Despite the immense promise, transitioning solid-state technology from a controlled laboratory environment to global mass production is notoriously difficult. The materials required are highly sensitive to moisture and oxygen, necessitating specialized, ultra-clean manufacturing environments. Furthermore, ensuring consistent contact between the solid electrolyte and the electrodes as the battery expands and contracts during use has been a persistent engineering hurdle.[5][6]

To overcome these manufacturing bottlenecks, Toyota has forged strategic partnerships across the Japanese industrial sector. The automaker is collaborating closely with Sumitomo Metal Mining to develop highly durable cathode materials specifically tailored for solid-state applications.[1][3]

The most significant partnership, however, is with Japanese oil and energy giant Idemitsu Kosan. In early 2026, Idemitsu broke ground on a large-scale pilot plant dedicated to manufacturing the advanced solid electrolytes required for Toyota's batteries. Following the success of two smaller demonstration facilities, this new plant is expected to be operational by the end of 2027, capable of producing several hundred tons of solid electrolyte annually.[1][3]

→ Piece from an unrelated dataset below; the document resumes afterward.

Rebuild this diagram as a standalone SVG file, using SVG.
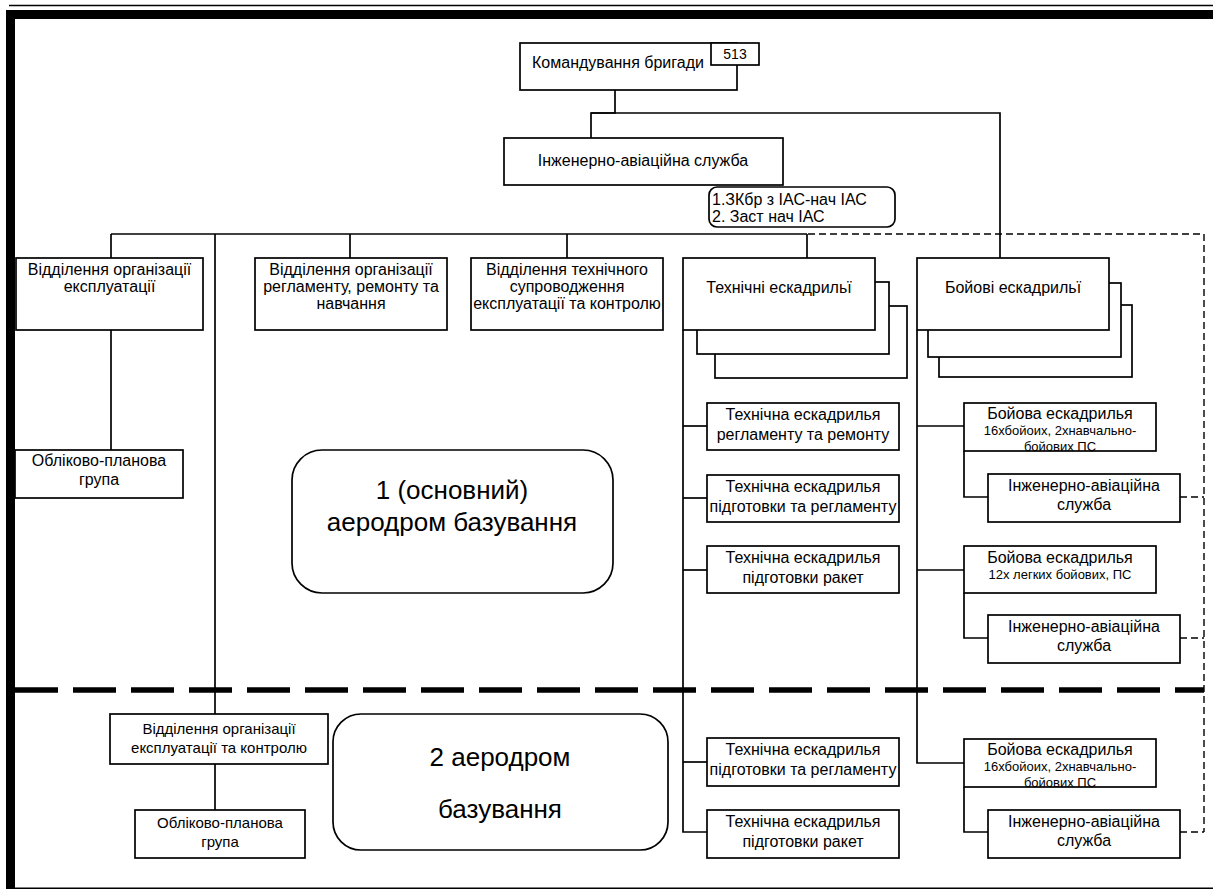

Toyota's official roadmap targets the commercial launch of its first solid-state battery electric vehicles in the 2027 to 2028 timeframe. Because the initial production volumes will be limited and the manufacturing costs high, the technology is expected to debut in premium models, likely under the Lexus brand, where higher profit margins can absorb the early adoption premium.[2][5]

The company is already looking beyond this initial rollout. A second generation of the solid-state battery is currently in parallel development, with Toyota aiming to push the driving range to an astonishing 745 miles (1,200 kilometers) while further reducing the charging time.[3][4]

However, the broader automotive industry remains cautious. Toyota has a history of revising its solid-state timelines, having initially projected commercialization earlier in the decade. Competitors and battery giants like CATL have publicly expressed skepticism about the immediate viability of solid-state tech, suggesting that a true mass-market leap may not occur until 2030 or beyond due to the immense complexities of scaling production.[1][5]

Nevertheless, if Toyota and its partners can execute their 2027 roadmap, the implications for the global automotive market will be profound. By leapfrogging incremental improvements in lithium-ion technology, Toyota aims to reclaim its leadership position in the EV transition, offering a product that finally matches the convenience of fossil fuels with the clean energy promise of electrification.[2][4][6]